Keelokkan paras dan perilaku Sani menjadi daya pikat tersendiri bagi seorang
pemuda bernama Sigiran. Singkat kata mereka kemudian menjalin
asmara.Suatu hari mereka dituduh telah melakukan perbuatan amoral oleh para
bujang. Untuk membuktikannya, mereka melompat ke kawah gunung Tinjau.
Mereka bersumpah jika mereka melakukan tindak amoral maka gunung ini tidak
akan meletus, dan jika mereka tidak melakukan tindakan amoral maka
gunung
ini akan meletus. Akhirnya gunung tersebut meletus dan hasil letusan tersebut
membentuk kawah besar yang kemudian diisi oleh air dan menjadi danau seperti
sekarang. Presiden
Pertama RI Ir. Soekarno pada suatu ketika berkunjung ke Danau Maninjau
dan takjub dengan keindahannya. Untuk mengungkapkan kekagumannya
tersebut ia menulis sebuah pantun yang berbunyi “Jika makan arai
Pinang, makanlah dengan sirih yang hijau, jangan datang ke Ranah Minang, kalau tak mampir ke Maninjau.
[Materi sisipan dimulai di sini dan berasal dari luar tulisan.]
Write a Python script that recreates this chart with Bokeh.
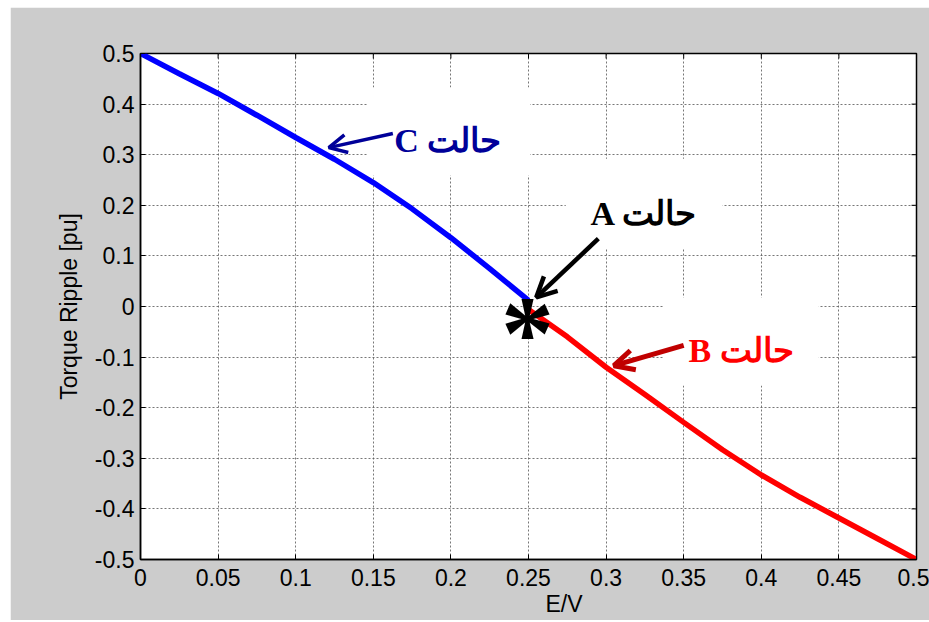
from bokeh.plotting import figure
from bokeh.models import Range1d, FixedTicker, Arrow, OpenHead, Title
from bokeh.core.properties import value
from bokeh.embed import file_html
from bokeh.resources import INLINE

# ---- data ----
x_blue = [0, 0.025, 0.05, 0.075, 0.1, 0.125, 0.15, 0.175, 0.2, 0.225, 0.25]
y_blue = [0.5, 0.46, 0.421, 0.378, 0.334, 0.291, 0.245, 0.193, 0.136, 0.075, 0.012]

x_red = [0.25, 0.275, 0.3, 0.325, 0.35, 0.375, 0.4, 0.425, 0.45, 0.475, 0.5]
y_red = [-0.006, -0.06, -0.12, -0.174, -0.229, -0.283, -0.333, -0.377, -0.418, -0.459, -0.5]

point_a_x = [0.25]
point_a_y = [0.0]

x_ticks = [0, 0.05, 0.1, 0.15, 0.2, 0.25, 0.3, 0.35, 0.4, 0.45, 0.5]
x_tick_labels = ["0", "0.05", "0.1", "0.15", "0.2", "0.25", "0.3", "0.35", "0.4", "0.45", "0.5"]
y_ticks = [-0.5, -0.4, -0.3, -0.2, -0.1, 0, 0.1, 0.2, 0.3, 0.4, 0.5]
y_tick_labels = ["-0.5", "-0.4", "-0.3", "-0.2", "-0.1", "0", "0.1", "0.2", "0.3", "0.4", "0.5"]

ann_texts = ["C حالت", "A حالت", "B حالت"]

X0, X1 = 0, 0.5
Y0, Y1 = -0.5, 0.5

# ---- figure ----
p = figure(width=919, height=613, x_range=Range1d(X0, X1), y_range=Range1d(Y0, Y1),
           output_backend="svg", toolbar_location=None, margin=(7, 0, 0, 10),
           min_border_left=130, min_border_top=46, min_border_right=13, min_border_bottom=61,
           background_fill_color="white", border_fill_color="#cccccc",
           outline_line_color="black", outline_line_width=1.5)

TICK_FONT = "23px"

xt = FixedTicker(ticks=x_ticks)
yt = FixedTicker(ticks=y_ticks)

p.xaxis.ticker = xt
p.yaxis.ticker = yt
p.xaxis.major_label_overrides = {t: l for t, l in zip(x_ticks, x_tick_labels)}
p.yaxis.major_label_overrides = {t: l for t, l in zip(y_ticks, y_tick_labels)}
for ax in (p.xaxis[0], p.yaxis[0]):
    ax.major_tick_in = 5
    ax.major_tick_out = 0
    ax.minor_tick_line_color = None
    ax.axis_line_width = 1.5
    ax.axis_line_color = "black"
    ax.major_tick_line_color = "black"
    ax.major_label_text_font = "Liberation Sans"
    ax.major_label_text_font_size = TICK_FONT
    ax.major_label_text_color = "black"
p.xaxis.major_label_standoff = 9
p.yaxis.major_label_standoff = 6

p.yaxis.axis_label = "Torque Ripple [pu]"
p.yaxis.axis_label_text_font = "Liberation Sans"
p.yaxis.axis_label_text_font_style = "normal"
p.yaxis.axis_label_text_font_size = "23px"
p.yaxis.axis_label_text_color = "black"
p.yaxis.axis_label_standoff = 10

# x axis label, shifted right as in the reference
p.add_layout(Title(text="E/V", align="left", offset=405, standoff=0,
                   text_font="Liberation Sans", text_font_style="normal",
                   text_font_size="23px", text_color="black"), "below")

p.xgrid.ticker = xt
p.ygrid.ticker = yt
for g in (p.xgrid[0], p.ygrid[0]):
    g.grid_line_color = "#555555"
    g.grid_line_dash = "2 2"
    g.grid_line_width = 1
    g.grid_line_alpha = 0.8

# inward ticks on the top and right edges of the box
tick_dy = (Y1 - Y0) * 5 / 506
tick_dx = (X1 - X0) * 5 / 776
p.segment(x0=x_ticks, y0=[Y1] * len(x_ticks), x1=x_ticks, y1=[Y1 - tick_dy] * len(x_ticks),
          line_color="black", line_width=1)
p.segment(x0=[X1] * len(y_ticks), y0=y_ticks, x1=[X1 - tick_dx] * len(y_ticks), y1=y_ticks,
          line_color="black", line_width=1)

# white label boxes that hide grid lines (as in the reference)
p.quad(left=[0.146, 0.274, 0.337], right=[0.251, 0.375, 0.437],
       top=[0.433, 0.292, 0.018], bottom=[0.259, 0.115, -0.156],
       fill_color="white", line_color=None)

# curves
p.line(x_blue, y_blue, line_color="#0000FF", line_width=5.5)
p.line(x_red, y_red, line_color="#FF0000", line_width=5.5)

# point A marker (asterisk)
p.text(x=point_a_x, y=point_a_y, text=["*"], text_font=value("Liberation Serif"),
       text_font_style="bold", text_font_size="106px", text_align="center",
       text_baseline="alphabetic", y_offset=27, x_offset=-1, text_color="black")

# annotation texts
p.text(x=[0.198], y=[0.328], text=[ann_texts[0]], text_font=value("Liberation Serif"),
       text_font_style="bold", text_font_size="34px", text_align="center",
       text_baseline="middle", text_color="#000099")
p.text(x=[0.3245], y=[0.184], text=[ann_texts[1]], text_font=value("Liberation Serif"),
       text_font_style="bold", text_font_size="34px", text_align="center",
       text_baseline="middle", text_color="black")
p.text(x=[0.387], y=[-0.087], text=[ann_texts[2]], text_font=value("Liberation Serif"),
       text_font_style="bold", text_font_size="34px", text_align="center",
       text_baseline="middle", text_color="#FF0000")

# arrows
p.add_layout(Arrow(x_start=0.1626, y_start=0.342, x_end=0.1213, y_end=0.314,
                   line_color="#000099", line_width=3.5,
                   end=OpenHead(size=18, line_width=3.5, line_color="#000099")))
p.add_layout(Arrow(x_start=0.295, y_start=0.134, x_end=0.255, y_end=0.018,
                   line_color="black", line_width=4.5,
                   end=OpenHead(size=20, line_width=4.5, line_color="black")))
p.add_layout(Arrow(x_start=0.350, y_start=-0.077, x_end=0.305, y_end=-0.117,
                   line_color="#C00000", line_width=5,
                   end=OpenHead(size=20, line_width=5, line_color="#C00000")))

open("out.html", "w").write(file_html(p, INLINE))
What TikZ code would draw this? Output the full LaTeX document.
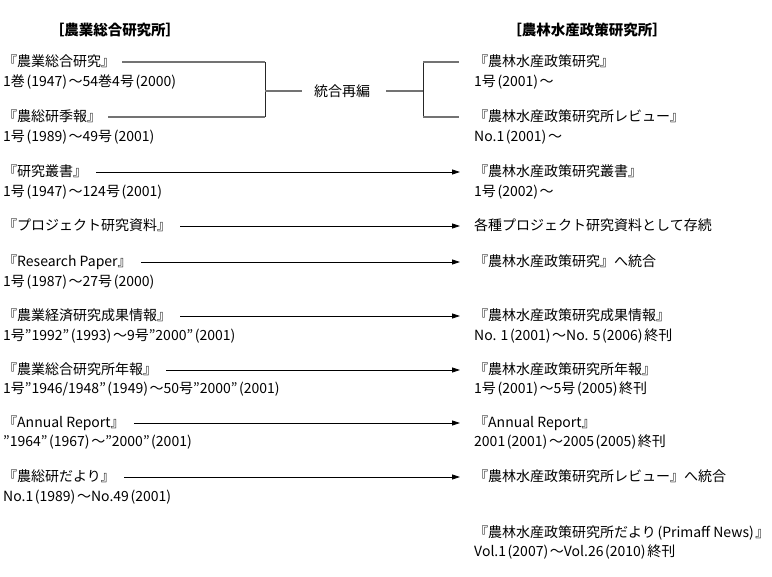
\documentclass[tikz,border=0pt]{standalone}
\usepackage{fontspec}
\setmainfont{Noto Sans CJK JP}
\usetikzlibrary{arrows.meta}
\newcommand\lpa{\kern1.6pt(}
\newcommand\rpa{)\kern1.6pt}
\begin{document}
\begin{tikzpicture}[x=1pt,y=-1pt,
  txt/.style={inner sep=0pt,anchor=base west,font=\fontsize{14}{20}\selectfont,text height=11pt,text depth=1pt},
  ttl/.style={inner sep=0pt,anchor=center,font=\fontsize{14.5}{20}\selectfont\bfseries},
  grayline/.style={draw=black!55,line width=1.2pt},
  darkline/.style={draw=black!85,line width=1pt},
  arr/.style={draw=black,line width=0.8pt,-{Triangle[length=8pt,width=5pt]},shorten <=9pt,shorten >=14pt}]
\useasboundingbox (0,0) rectangle (772,577);
% titles
\node[ttl] (TL) at (115,30) {［農業総合研究所］};
\node[ttl] (TR) at (587,30) {［農林水産政策研究所］};
% left column
\node[txt] (L1) at (3,67) {『農業総合研究』};
\node[txt] (L1d) at (3,87) {1巻\lpa{}1947\rpa{}～54巻4号\lpa{}2000\rpa{}};
\node[txt] (L2) at (3,122) {『農総研季報』};
\node[txt] (L2d) at (3,142) {1号\lpa{}1989\rpa{}～49号\lpa{}2001\rpa{}};
\node[txt] (L3) at (3,177) {『研究叢書』};
\node[txt] (L3d) at (3,197) {1号\lpa{}1947\rpa{}～124号\lpa{}2001\rpa{}};
\node[txt] (L4) at (3,231) {『プロジェクト研究資料』};
\node[txt] (L5) at (3,267) {『Research Paper』};
\node[txt] (L5d) at (3,287) {1号\lpa{}1987\rpa{}～27号\lpa{}2000\rpa{}};
\node[txt] (L6) at (3,321) {『農業経済研究成果情報』};
\node[txt] (L6d) at (3,341) {1号”1992”\lpa{}1993\rpa{}～9号”2000”\lpa{}2001\rpa{}};
\node[txt] (L7) at (3,375) {『農業総合研究所年報』};
\node[txt] (L7d) at (3,394) {1号”1946/1948”\lpa{}1949\rpa{}～50号”2000”\lpa{}2001\rpa{}};
\node[txt] (L8) at (3,428) {『Annual Report』};
\node[txt] (L8d) at (3,447) {”1964”\lpa{}1967\rpa{}～”2000”\lpa{}2001\rpa{}};
\node[txt] (L9) at (3,482) {『農総研だより』};
\node[txt] (L9d) at (3,502) {No.1\lpa{}1989\rpa{}～No.49\lpa{}2001\rpa{}};
% right column
\node[txt] (R1) at (474,67) {『農林水産政策研究』};
\node[txt] (R1d) at (474,87) {1号\lpa{}2001\rpa{}～};
\node[txt] (R2) at (474,122) {『農林水産政策研究所レビュー』};
\node[txt] (R2d) at (474,142) {No.1\lpa{}2001\rpa{}～};
\node[txt] (R3) at (474,177) {『農林水産政策研究叢書』};
\node[txt] (R3d) at (474,197) {1号\lpa{}2002\rpa{}～};
\node[txt] (R4) at (474,231) {各種プロジェクト研究資料として存続};
\node[txt] (R5) at (474,267) {『農林水産政策研究』へ統合};
\node[txt] (R6) at (474,321) {『農林水産政策研究成果情報』};
\node[txt] (R6d) at (474,341) {No. 1\lpa{}2001\rpa{}～No. 5\lpa{}2006\rpa{}終刊};
\node[txt] (R7) at (474,375) {『農林水産政策研究所年報』};
\node[txt] (R7d) at (474,394) {1号\lpa{}2001\rpa{}～5号\lpa{}2005\rpa{}終刊};
\node[txt] (R8) at (474,428) {『Annual Report』};
\node[txt] (R8d) at (474,447) {2001\lpa{}2001\rpa{}～2005\lpa{}2005\rpa{}終刊};
\node[txt] (R9) at (474,482) {『農林水産政策研究所レビュー』へ統合};
\node[txt] (R10) at (474,537) {『農林水産政策研究所だより\lpa{}Primaff News\rpa{}』};
\node[txt] (R10d) at (474,557) {Vol.1\lpa{}2007\rpa{}～Vol.26\lpa{}2010\rpa{}終刊};
% merge
\node[inner sep=0pt,font=\fontsize{14}{20}\selectfont] (M) at (342,91) {統合再編};
\coordinate (jl) at (265,91);
\coordinate (jr) at (423,91);
\draw[grayline,shorten <=7pt] (L1.east) -- (L1.east -| jl);
\draw[grayline,shorten <=7pt] (L2.east) -- (L2.east -| jl);
\draw[darkline] (L1.east -| jl) -- (L2.east -| jl);
\draw[grayline,shorten >=12pt] (jl) -- (M.west);
\draw[grayline,shorten <=16pt] (M.east) -- (jr);
\draw[darkline] (jr |- R1.west) -- (jr |- R2.west);
\draw[grayline,shorten >=15pt] (jr |- R1.west) -- (R1.west);
\draw[grayline,shorten >=15pt] (jr |- R2.west) -- (R2.west);
% arrows
\draw[arr] (L3.east) -- (L3.east -| R3.west);
\draw[arr] (L4.east) -- (L4.east -| R4.west);
\draw[arr] (L5.east) -- (L5.east -| R5.west);
\draw[arr] (L6.east) -- (L6.east -| R6.west);
\draw[arr] (L7.east) -- (L7.east -| R7.west);
\draw[arr] (L8.east) -- (L8.east -| R8.west);
\draw[arr] (L9.east) -- (L9.east -| R9.west);
\end{tikzpicture}
\end{document}
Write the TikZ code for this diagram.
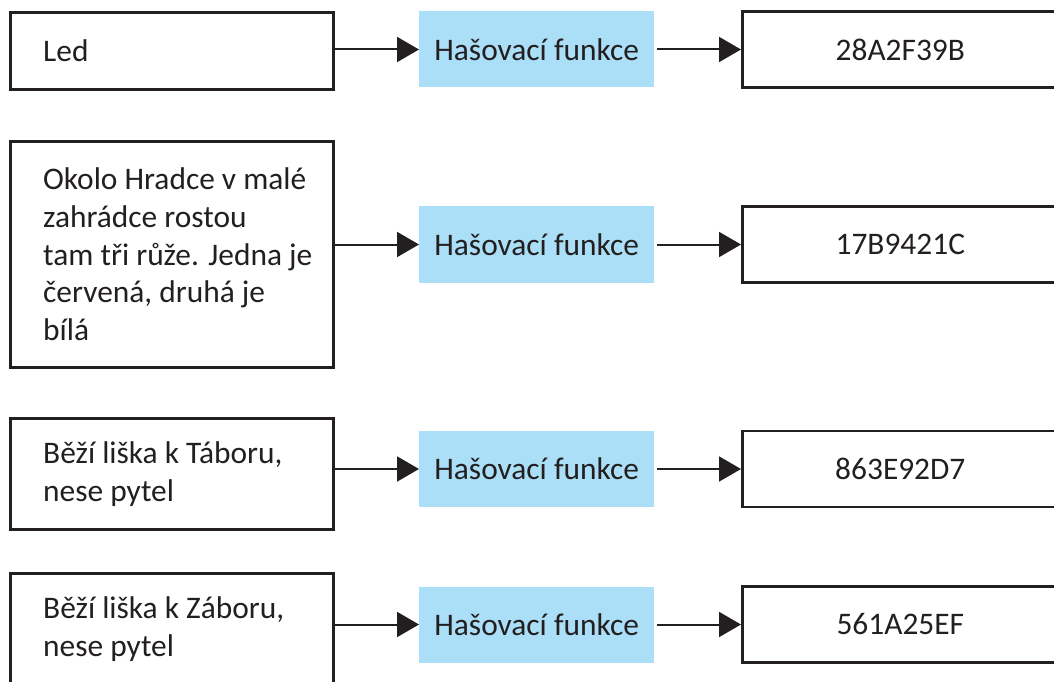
\documentclass[tikz,border=0pt]{standalone}
\usepackage{fontspec}
\setmainfont{Carlito}
\usetikzlibrary{arrows.meta}
\definecolor{hashblue}{HTML}{AADFF7}
\definecolor{ink}{HTML}{231F20}
\tikzset{
  txt/.style={text=ink, font=\fontsize{31.4bp}{37.7bp}\selectfont},
  inbox/.style={draw=ink, line width=2.6bp, rectangle, anchor=north west, minimum width=323bp, inner sep=0pt},
  intext/.style={txt, anchor=west, align=left, inner sep=0pt},
  hashbox/.style={txt, fill=hashblue, rectangle, anchor=west, minimum width=235bp, minimum height=76bp, inner sep=0pt},
  outbox/.style={txt, draw=ink, line width=2.6bp, rectangle, anchor=west, minimum width=316bp, minimum height=76bp, inner sep=0pt},
  flow/.style={draw=ink, line width=2bp, -{Triangle[length=22bp,width=25bp]}},
}
\begin{document}
\begin{tikzpicture}[x=1bp, y=-1bp]
\clip (0,0) rectangle (1054,682);
% input messages
\node[inbox, minimum height=77bp] (in1) at (9,11) {};
\node[inbox, minimum height=226bp] (in2) at (9,140) {};
\node[inbox, minimum height=111bp] (in3) at (9,417) {};
\node[inbox, minimum height=111bp] (in4) at (9,572) {};
\node[intext] (t1) at ([xshift=34bp]in1.west) {Led};
\node[intext] (t2) at ([xshift=34bp]in2.west) {Okolo Hradce v malé\\zahrádce rostou\\tam tři růže. Jedna je\\červená, druhá je\\bílá};
\node[intext] (t3) at ([xshift=34bp]in3.west) {Běží liška k Táboru,\\nese pytel};
\node[intext] (t4) at ([xshift=34bp]in4.west) {Běží liška k Záboru,\\nese pytel};
% hash function
\node[hashbox] (h1) at (419,49.5) {Hašovací funkce};
\node[hashbox] (h2) at (419,244.5) {Hašovací funkce};
\node[hashbox] (h3) at (419,469) {Hašovací funkce};
\node[hashbox] (h4) at (419,624.5) {Hašovací funkce};
% digests
\node[outbox] (o1) at (741,49.5) {28A2F39B};
\node[outbox] (o2) at (741,244.5) {17B9421C};
\node[outbox] (o3) at (741,469) {863E92D7};
\node[outbox] (o4) at (741,624.5) {561A25EF};
% connectors
\foreach \i in {1,...,4}{
  \draw[flow] (h\i.west -| in\i.east) -- (h\i.west);
  \draw[flow, shorten <=3bp] (h\i.east) -- (o\i.west);
}
\end{tikzpicture}
\end{document}
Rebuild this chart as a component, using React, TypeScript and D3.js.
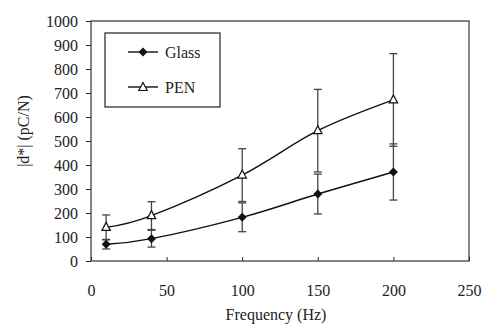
import { useEffect, useRef } from "react";
import * as d3 from "d3";

// values
const freq = [10, 40, 100, 150, 200];
const glass = [70, 93, 182, 279, 371];
const glassErr = [20, 35, 60, 83, 117];
const pen = [140, 189, 358, 543, 671];
const penErr = [52, 58, 110, 172, 193];
const xTicks = [0, 50, 100, 150, 200, 250];
const yTicks = [0, 100, 200, 300, 400, 500, 600, 700, 800, 900, 1000];

const FONT = "Liberation Serif, Times New Roman, Times, DejaVu Serif, serif";

const App = () => {
  const ref = useRef<SVGSVGElement>(null);

  useEffect(() => {
    const width = 485;
    const height = 326;
    const margin = { top: 21, right: 16, bottom: 65, left: 91 };

    const svg = d3.select(ref.current);
    svg.selectAll("*").remove();

    const x = d3.scaleLinear().domain([0, 250]).range([margin.left, width - margin.right]);
    const y = d3.scaleLinear().domain([0, 1000]).range([height - margin.bottom, margin.top]);

    // x axis: ticks pointing into the plot
    const gx = svg.append("g")
      .attr("transform", `translate(0,${height - margin.bottom})`)
      .call(d3.axisBottom(x).tickValues(xTicks).tickFormat(d3.format("d"))
        .tickSizeInner(-4).tickSizeOuter(0).tickPadding(24));
    gx.attr("font-family", null).attr("font-size", null);
    gx.select(".domain").remove();
    gx.selectAll("line").attr("stroke", "#222");
    gx.selectAll("text").style("font-family", FONT).style("font-size", "16px").attr("fill", "#222");

    // y axis: ticks pointing outwards
    const gy = svg.append("g")
      .attr("transform", `translate(${margin.left},0)`)
      .call(d3.axisLeft(y).tickValues(yTicks).tickFormat(d3.format("d"))
        .tickSizeInner(5).tickSizeOuter(0).tickPadding(8));
    gy.attr("font-family", null).attr("font-size", null);
    gy.select(".domain").remove();
    gy.selectAll("line").attr("stroke", "#222");
    gy.selectAll("text").style("font-family", FONT).style("font-size", "16px").attr("fill", "#222");

    // frame
    svg.append("rect")
      .attr("x", x(0)).attr("y", y(1000))
      .attr("width", x(250) - x(0)).attr("height", y(0) - y(1000))
      .attr("fill", "none").attr("stroke", "#333").attr("stroke-width", 1.2);

    const series = [
      { name: "Glass", vals: glass, err: glassErr },
      { name: "PEN", vals: pen, err: penErr },
    ];

    const line = d3.line<number>()
      .x((_, i) => x(freq[i]))
      .y(d => y(d))
      .curve(d3.curveCardinal.tension(0));

    series.forEach(s => {
      const g = svg.append("g");
      // error bars
      s.vals.forEach((v, i) => {
        const cx = x(freq[i]);
        const lo = y(v - s.err[i]);
        const hi = y(v + s.err[i]);
        g.append("line").attr("x1", cx).attr("x2", cx).attr("y1", lo).attr("y2", hi)
          .attr("stroke", "#444").attr("stroke-width", 1.3);
        [lo, hi].forEach(yy => {
          g.append("line").attr("x1", cx - 4).attr("x2", cx + 4).attr("y1", yy).attr("y2", yy)
            .attr("stroke", "#444").attr("stroke-width", 1.3);
        });
      });
      g.append("path").datum(s.vals)
        .attr("fill", "none").attr("stroke", "#111").attr("stroke-width", 1.4)
        .attr("d", line);
    });

    const diamond = (cx: number, cy: number) =>
      `M${cx},${cy - 4.5}L${cx + 4.5},${cy}L${cx},${cy + 4.5}L${cx - 4.5},${cy}Z`;
    const triangle = (cx: number, cy: number) =>
      `M${cx},${cy - 5}L${cx + 4.2},${cy + 3}L${cx - 4.2},${cy + 3}Z`;

    glass.forEach((v, i) => {
      svg.append("path").attr("d", diamond(x(freq[i]), y(v))).attr("fill", "#111");
    });
    pen.forEach((v, i) => {
      svg.append("path").attr("d", triangle(x(freq[i]), y(v)))
        .attr("fill", "#fff").attr("stroke", "#111").attr("stroke-width", 1.2);
    });

    // legend
    const lg = svg.append("g");
    lg.append("rect").attr("x", 105).attr("y", 33).attr("width", 115).attr("height", 74)
      .attr("fill", "#fff").attr("stroke", "#222").attr("stroke-width", 1.2);
    const rows = [{ name: "Glass", y: 52 }, { name: "PEN", y: 87 }];
    rows.forEach((r, i) => {
      lg.append("line").attr("x1", 128).attr("x2", 158).attr("y1", r.y).attr("y2", r.y)
        .attr("stroke", "#111").attr("stroke-width", 1.4);
      if (i === 0) lg.append("path").attr("d", diamond(143, r.y)).attr("fill", "#111");
      else lg.append("path").attr("d", triangle(143, r.y + 0.5))
        .attr("fill", "#fff").attr("stroke", "#111").attr("stroke-width", 1.2);
      lg.append("text").attr("x", 165).attr("y", r.y + 5.5)
        .style("font-family", FONT).style("font-size", "16px").attr("fill", "#222").text(r.name);
    });

    // axis titles
    svg.append("text")
      .attr("x", 276).attr("y", 320).attr("text-anchor", "middle")
      .style("font-family", FONT).style("font-size", "16px").attr("fill", "#222")
      .text("Frequency (Hz)");
    svg.append("text")
      .attr("transform", "translate(29,131) rotate(-90)").attr("text-anchor", "middle")
      .style("font-family", FONT).style("font-size", "16px").attr("fill", "#222")
      .text("|d*| (pC/N)");
  }, []);

  return (
    <svg ref={ref} width={485} height={326}
      style={{ position: "absolute", left: 0, top: 0, background: "#fff" }} />
  );
};

export default App;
Pantun yang ditulis oleh Presiden pertama RI ini, cukup mewakili untuk
menggambarkan keindahan panorama alam Danau Maninjau nan eksotis .
4. Gunung Tambora
Gunung Tambora (atau Tomboro) adalah sebuah stratovolcano aktif yang terletak di pulau Sumbawa, Indonesia. Gunung ini terletak di dua kabupaten, yaitu Kabupaten Dompu (sebagian kaki sisi selatan sampai barat laut, dan Kabupaten Bima (bagian lereng sisi selatan hingga barat laut, dan kaki hingga puncak sisi timur hingga utara), Provinsi Nusa Tenggara Barat, tepatnya pada 8°15' LS dan 118° BT. Gunung ini terletak baik di sisi utara dan selatan kerak oseanik. Tambora terbentuk oleh zona subduksi di bawahnya. Hal ini meningkatkan ketinggian Tambora sampai 4.300 m. yang membuat gunung ini pernah menjadi salah satu puncak tertinggi di Nusantara dan mengeringkan dapur magma besar di dalam gunung ini. Perlu waktu seabad untuk mengisi kembali dapur magma tersebut. Aktivitas vulkanik gunung berapi ini mencapai puncaknya pada bulan April
tahun 1815 ketika meletus dalam skala tujuh pada Volcanic Explosivity Index. Letusan tersebut menjadi letusan tebesar sejak letusan danau Taupo pada tahun 181. Letusan gunung ini terdengar hingga pulau Sumatra (lebih dari 2.000 km). Abu vulkanik jatuh di Kalimantan, Sulawesi, Jawa dan Maluku.
Letusan gunung ini menyebabkan kematian hingga tidak kurang dari 71.000
orang dengan 11.000—12.000 di antaranya terbunuh secara langsung akibat
dari letusan tersebut.
Bahkan beberapa peneliti memperkirakan sampai 92.000 orang terbunuh,
tetapi angka ini diragukan karena berdasarkan atas perkiraan yang
terlalu tinggi. Lebih dari itu, letusan gunung ini menyebabkan perubahan iklim dunia. Satu tahun berikutnya (1816) sering disebut sebagai
Tahun tanpa musim panas karena perubahan drastis dari cuaca Amerika Utara dan Eropa karena debu yang dihasilkan dari letusan Tambora ini. Akibat perubahan iklim yang drastis ini banyak panen yang gagal dan kematian ternak di Belahan Utara yang menyebabkan terjadinya kelaparan terburuk pada abad ke-19. Selama penggalian arkeologi tahun 2004, tim arkeolog menemukan sisa kebudayaan yang terkubur oleh letusan tahun 1815 di kedalaman 3 meter pada endapan piroklastik.[6] Artifak-artifak tersebut ditemukan pada posisi yang sama ketika terjadi letusan pada tahun 1815. Karena ciri-ciri yang serupa inilah, temuan tersebut sering disebut sebagai Pompeii dari timur.